Sunday, 22 April 2012

Together Everyone Achieves More



Believe me, this will be stuck in
your head for quite some time!
Cheesy, right? However, despite wincing at the all-American cheerleading images that frolic into your head when you read this, you know that it makes sense.

On a recent overnight “away day” with our Management team I was confronted by this clever little acronym and immediately decided that it was worth passing on to others. Now I am probably not the best for making an authoritative decision as to the value of these sorts of things because I can often be a bit of a cheerleader myself. I love to be inspired and forced to think ... and often the cheesier it is, the better. This time though, I was sure that this simple acronym was an important one.

I am sure there are a number of people reading this blog (well maybe there aren’t actually but I will continue nonetheless) who come from the school of “if you want to get a job done, do it yourself” and I can’t blame them. There are many times when I am sat re-doing things that I have asked someone else to help me to do because I do not believe they have successfully reached my required standards of completing the task. The most prominent example of which is house cleaning; my partner Paul is absolutely useless at cleaning the house. He does a great job at the superficial cleaning, where he ensures that there is nothing left on the sides and the carpet has been hovered but he ignores the dust on the skirting boards and certainly forgets the tiles around the bath (Wow, I just realised that I have turned into my mother!).  Despite my frustrations at his lack of attention to the finer details of cleaning, I know deep down that it would be so much easier and a quicker task if I allowed him to help me rather than flapping about it and re-doing it all by myself. Really, it is all about us understanding what we are trying to achieve, using each of our strengths to our advantage and working out the best way that we can get the job done together. Mind you, that didn’t work with the building of the furniture when we moved in to our house, so perhaps we are going to have to work extra hard at this.

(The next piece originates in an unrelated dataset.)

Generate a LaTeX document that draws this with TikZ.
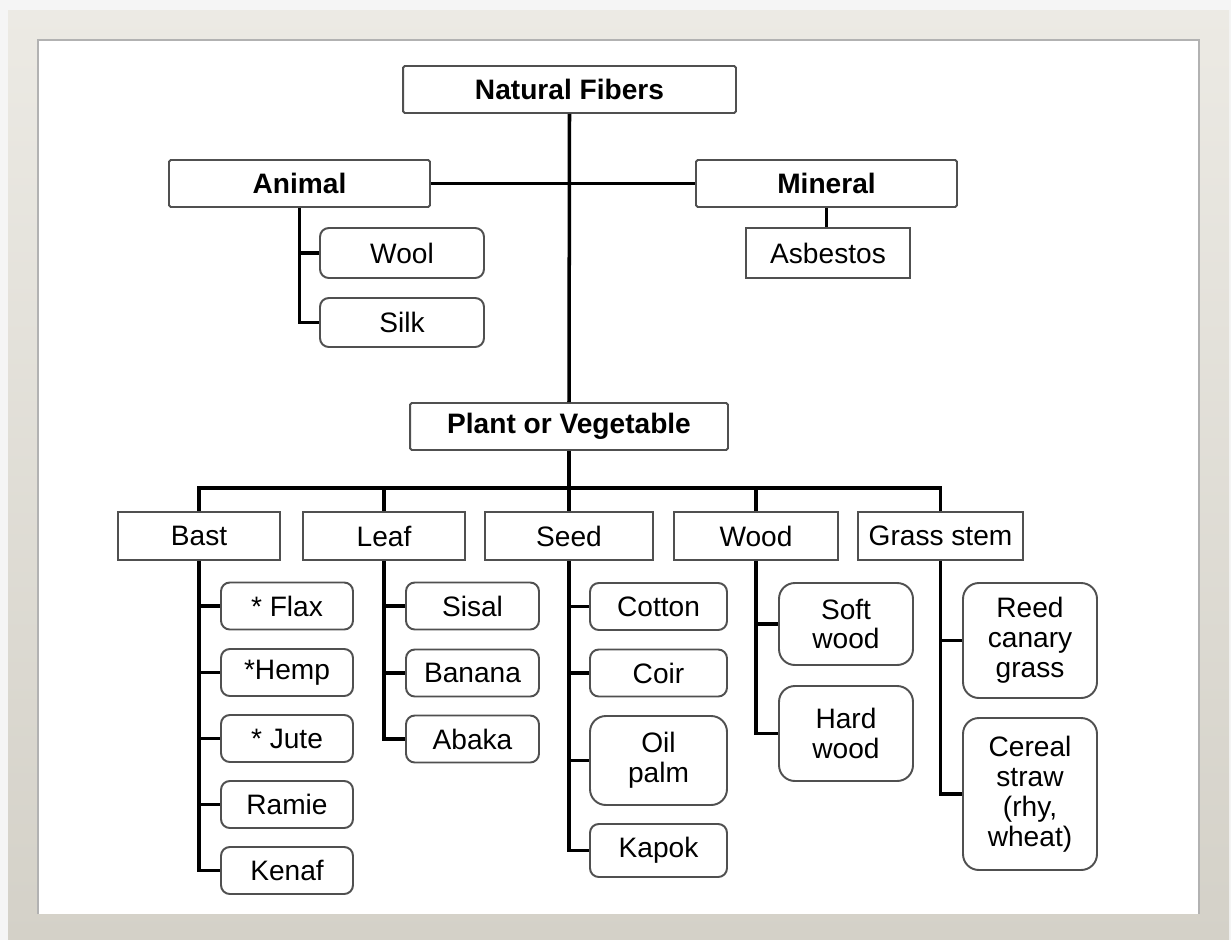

A book that I am reading at the moment “The Five Dsyfunctions of a Team” by Patrick Lencioni tells a story in the opening pages where an incredibly successful business founder expresses the power of teamwork. He says “If you could get all the people in an organization rowing in the same direction, you could dominate any industry, in any market, against any competition, at any time”. This is pretty powerful stuff and I am 100% convinced that he is right but the question remains, how do you achieve that? I think that perhaps this will always be an elusive goal due to the number of determining factors involved but there are many things that we can do, within our personal and professional lives, to ensure greater teamwork.

One of the most important elements of teamwork is clear communication. Everyone in the team needs to understand where they are going, what their particular role in getting there is and what the end result will look like. Teamwork will always seem clunky at the beginning, especially if these 3 questions are not answered and sometimes it will seem easier to just get on with things by yourself.

An acquaintance of mine recently attended a leadership course, upon which he was asked to complete a team exercise with other attendees. They were encouraged to work together, with a few curveballs thrown in (e.g the leader acting in a passive and indecisive way) and managed to complete the set task in no more than 10 minutes. When the participants were asked about what they thought about the task and how they could improve, many of them believed they could have done it by themselves in a much quicker time.

They were probably right.

However, they were then told that the quickest a team had ever completed the challenge was in less than a minute, an impossibility for one man/woman alone. This achievement required teamwork, with every member on the team pointing in the same direction with an understanding of how their jigsaw puzzle piece fit into the wider puzzle.